— Start Input records —
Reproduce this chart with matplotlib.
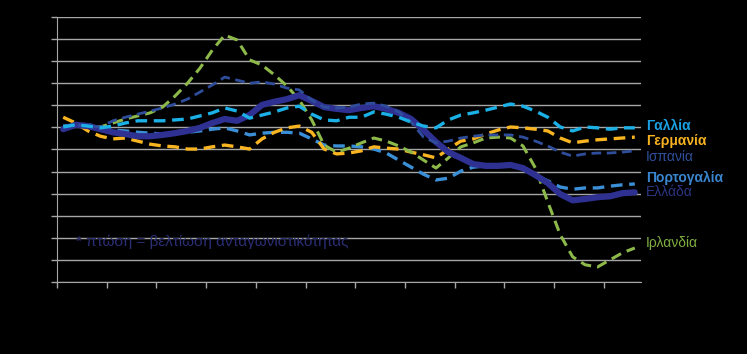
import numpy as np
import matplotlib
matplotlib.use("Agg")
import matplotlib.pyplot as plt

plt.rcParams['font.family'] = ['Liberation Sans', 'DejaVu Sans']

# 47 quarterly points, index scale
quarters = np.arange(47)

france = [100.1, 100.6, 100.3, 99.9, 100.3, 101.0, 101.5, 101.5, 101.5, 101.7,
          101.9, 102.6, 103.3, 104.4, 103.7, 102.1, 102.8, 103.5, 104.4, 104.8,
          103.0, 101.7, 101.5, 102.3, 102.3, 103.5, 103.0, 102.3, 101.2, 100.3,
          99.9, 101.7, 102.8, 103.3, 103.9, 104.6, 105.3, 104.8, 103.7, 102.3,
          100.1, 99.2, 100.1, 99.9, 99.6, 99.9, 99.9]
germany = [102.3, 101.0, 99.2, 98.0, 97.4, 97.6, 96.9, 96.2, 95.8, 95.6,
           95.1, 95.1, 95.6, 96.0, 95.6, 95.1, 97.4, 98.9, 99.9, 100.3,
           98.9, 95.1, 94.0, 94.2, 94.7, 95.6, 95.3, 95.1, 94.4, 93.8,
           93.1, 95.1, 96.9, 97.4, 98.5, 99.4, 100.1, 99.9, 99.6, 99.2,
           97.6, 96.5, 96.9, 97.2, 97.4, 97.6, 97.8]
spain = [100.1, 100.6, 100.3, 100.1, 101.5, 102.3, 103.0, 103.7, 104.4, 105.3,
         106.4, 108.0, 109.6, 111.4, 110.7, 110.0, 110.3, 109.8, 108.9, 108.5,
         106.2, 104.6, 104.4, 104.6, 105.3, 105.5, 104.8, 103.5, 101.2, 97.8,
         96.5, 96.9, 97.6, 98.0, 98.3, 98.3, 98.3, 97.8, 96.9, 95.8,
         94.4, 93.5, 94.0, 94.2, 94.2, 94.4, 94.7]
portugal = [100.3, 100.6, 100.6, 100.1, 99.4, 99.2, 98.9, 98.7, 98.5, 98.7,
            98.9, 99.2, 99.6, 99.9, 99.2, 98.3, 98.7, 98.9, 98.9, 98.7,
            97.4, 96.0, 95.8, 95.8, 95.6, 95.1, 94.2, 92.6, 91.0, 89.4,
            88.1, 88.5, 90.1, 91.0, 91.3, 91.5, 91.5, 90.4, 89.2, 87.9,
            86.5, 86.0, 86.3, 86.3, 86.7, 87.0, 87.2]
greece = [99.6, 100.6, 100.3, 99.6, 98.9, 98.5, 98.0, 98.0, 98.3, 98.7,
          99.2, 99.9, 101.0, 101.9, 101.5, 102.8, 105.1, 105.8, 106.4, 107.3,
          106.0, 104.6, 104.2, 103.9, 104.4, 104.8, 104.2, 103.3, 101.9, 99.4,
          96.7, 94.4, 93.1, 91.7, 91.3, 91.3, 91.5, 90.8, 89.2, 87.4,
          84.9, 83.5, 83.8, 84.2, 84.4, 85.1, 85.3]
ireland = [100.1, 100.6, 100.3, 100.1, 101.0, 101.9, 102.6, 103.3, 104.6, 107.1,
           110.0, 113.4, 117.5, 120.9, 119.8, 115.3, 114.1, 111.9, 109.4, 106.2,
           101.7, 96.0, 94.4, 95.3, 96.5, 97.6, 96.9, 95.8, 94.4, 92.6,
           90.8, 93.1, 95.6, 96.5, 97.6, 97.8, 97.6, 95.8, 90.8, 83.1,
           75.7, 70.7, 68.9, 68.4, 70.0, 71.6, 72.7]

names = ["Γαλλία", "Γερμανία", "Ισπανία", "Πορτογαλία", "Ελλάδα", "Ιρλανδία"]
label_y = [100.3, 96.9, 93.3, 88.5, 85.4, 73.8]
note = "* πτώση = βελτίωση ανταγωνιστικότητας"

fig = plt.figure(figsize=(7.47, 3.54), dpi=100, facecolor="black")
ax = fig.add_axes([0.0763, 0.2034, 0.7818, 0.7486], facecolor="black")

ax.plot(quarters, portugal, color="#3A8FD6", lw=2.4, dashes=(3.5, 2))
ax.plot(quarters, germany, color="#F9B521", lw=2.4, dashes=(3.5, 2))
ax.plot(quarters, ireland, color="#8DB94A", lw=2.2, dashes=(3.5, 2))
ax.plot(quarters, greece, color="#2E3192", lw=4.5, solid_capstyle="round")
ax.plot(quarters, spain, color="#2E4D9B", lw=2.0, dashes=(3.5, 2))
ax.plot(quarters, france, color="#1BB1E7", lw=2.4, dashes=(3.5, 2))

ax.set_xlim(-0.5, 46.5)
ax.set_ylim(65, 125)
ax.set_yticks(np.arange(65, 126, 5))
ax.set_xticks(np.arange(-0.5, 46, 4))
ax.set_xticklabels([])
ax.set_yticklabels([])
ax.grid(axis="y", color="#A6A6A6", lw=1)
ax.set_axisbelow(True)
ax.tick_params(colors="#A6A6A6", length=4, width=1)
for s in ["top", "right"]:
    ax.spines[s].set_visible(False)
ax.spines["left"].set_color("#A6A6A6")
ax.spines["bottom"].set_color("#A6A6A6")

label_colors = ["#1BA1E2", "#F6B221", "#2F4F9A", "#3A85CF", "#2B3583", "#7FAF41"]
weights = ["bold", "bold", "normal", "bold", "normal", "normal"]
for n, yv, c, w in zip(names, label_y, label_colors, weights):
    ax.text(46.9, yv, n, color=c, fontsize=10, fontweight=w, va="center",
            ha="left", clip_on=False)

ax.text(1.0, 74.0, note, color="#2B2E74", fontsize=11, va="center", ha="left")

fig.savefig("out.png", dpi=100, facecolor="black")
— End Input records —
— Start Input records —
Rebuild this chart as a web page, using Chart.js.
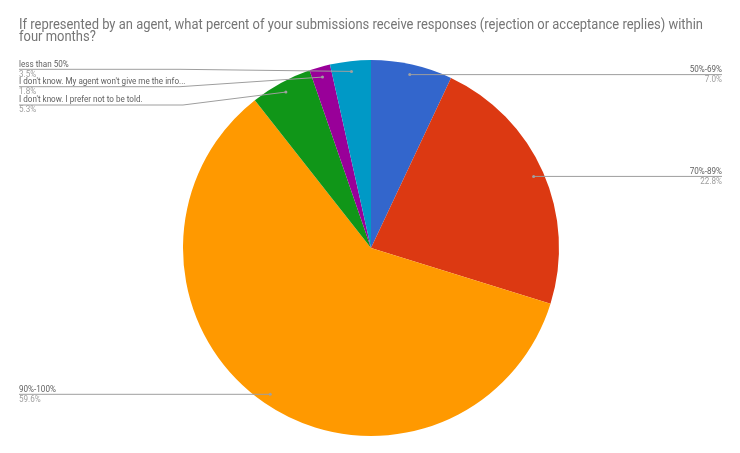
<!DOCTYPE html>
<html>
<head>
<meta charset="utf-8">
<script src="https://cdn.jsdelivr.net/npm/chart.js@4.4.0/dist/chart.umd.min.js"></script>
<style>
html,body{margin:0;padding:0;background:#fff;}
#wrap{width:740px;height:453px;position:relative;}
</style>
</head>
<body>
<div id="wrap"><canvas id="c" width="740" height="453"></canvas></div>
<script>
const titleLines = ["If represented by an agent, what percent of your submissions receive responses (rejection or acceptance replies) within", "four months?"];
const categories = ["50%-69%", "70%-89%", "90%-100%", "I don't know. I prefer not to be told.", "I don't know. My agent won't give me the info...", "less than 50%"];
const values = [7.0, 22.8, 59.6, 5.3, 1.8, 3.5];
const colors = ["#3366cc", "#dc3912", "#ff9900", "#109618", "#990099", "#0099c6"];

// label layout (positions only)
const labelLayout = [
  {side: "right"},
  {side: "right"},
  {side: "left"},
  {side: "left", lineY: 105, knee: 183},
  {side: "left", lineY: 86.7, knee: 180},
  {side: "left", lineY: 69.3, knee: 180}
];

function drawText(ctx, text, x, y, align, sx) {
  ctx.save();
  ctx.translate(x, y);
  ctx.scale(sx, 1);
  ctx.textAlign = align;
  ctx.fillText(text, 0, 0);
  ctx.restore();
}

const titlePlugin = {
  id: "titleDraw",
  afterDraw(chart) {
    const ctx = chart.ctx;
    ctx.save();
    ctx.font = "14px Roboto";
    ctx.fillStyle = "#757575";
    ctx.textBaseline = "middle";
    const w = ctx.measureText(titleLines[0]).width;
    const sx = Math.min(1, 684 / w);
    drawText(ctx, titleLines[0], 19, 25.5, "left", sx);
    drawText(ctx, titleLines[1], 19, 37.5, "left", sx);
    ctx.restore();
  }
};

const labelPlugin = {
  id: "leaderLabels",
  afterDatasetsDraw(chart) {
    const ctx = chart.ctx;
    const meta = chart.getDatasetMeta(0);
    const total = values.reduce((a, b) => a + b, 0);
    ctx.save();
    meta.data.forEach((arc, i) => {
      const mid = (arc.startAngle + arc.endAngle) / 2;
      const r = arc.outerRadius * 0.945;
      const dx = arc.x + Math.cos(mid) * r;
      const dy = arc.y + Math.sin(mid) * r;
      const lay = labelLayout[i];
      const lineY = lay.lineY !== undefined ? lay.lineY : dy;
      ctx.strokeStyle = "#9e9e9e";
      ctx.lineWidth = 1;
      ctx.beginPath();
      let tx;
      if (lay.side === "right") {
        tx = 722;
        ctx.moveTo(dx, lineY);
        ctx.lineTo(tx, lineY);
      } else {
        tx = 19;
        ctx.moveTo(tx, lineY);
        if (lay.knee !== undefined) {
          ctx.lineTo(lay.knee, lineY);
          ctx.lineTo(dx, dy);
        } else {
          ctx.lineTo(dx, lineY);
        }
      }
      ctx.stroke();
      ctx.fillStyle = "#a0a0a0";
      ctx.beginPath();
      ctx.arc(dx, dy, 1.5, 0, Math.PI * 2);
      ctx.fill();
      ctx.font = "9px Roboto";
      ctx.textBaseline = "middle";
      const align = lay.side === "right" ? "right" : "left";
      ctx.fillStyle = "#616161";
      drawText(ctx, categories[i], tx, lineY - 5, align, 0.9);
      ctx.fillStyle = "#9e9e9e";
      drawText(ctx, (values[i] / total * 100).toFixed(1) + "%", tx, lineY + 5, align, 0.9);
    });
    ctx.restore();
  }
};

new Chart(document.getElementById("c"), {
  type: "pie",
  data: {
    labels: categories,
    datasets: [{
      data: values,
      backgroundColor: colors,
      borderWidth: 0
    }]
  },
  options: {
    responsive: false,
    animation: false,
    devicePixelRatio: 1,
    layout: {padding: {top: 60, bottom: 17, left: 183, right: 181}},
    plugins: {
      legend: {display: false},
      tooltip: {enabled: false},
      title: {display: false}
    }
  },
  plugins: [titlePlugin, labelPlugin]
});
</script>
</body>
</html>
— End Input records —
Challenge :: Of the lines above, copy each that contains "this".

Answer to the exercise ::
Reproduce this chart with matplotlib.
Rebuild this chart as a web page, using Chart.js.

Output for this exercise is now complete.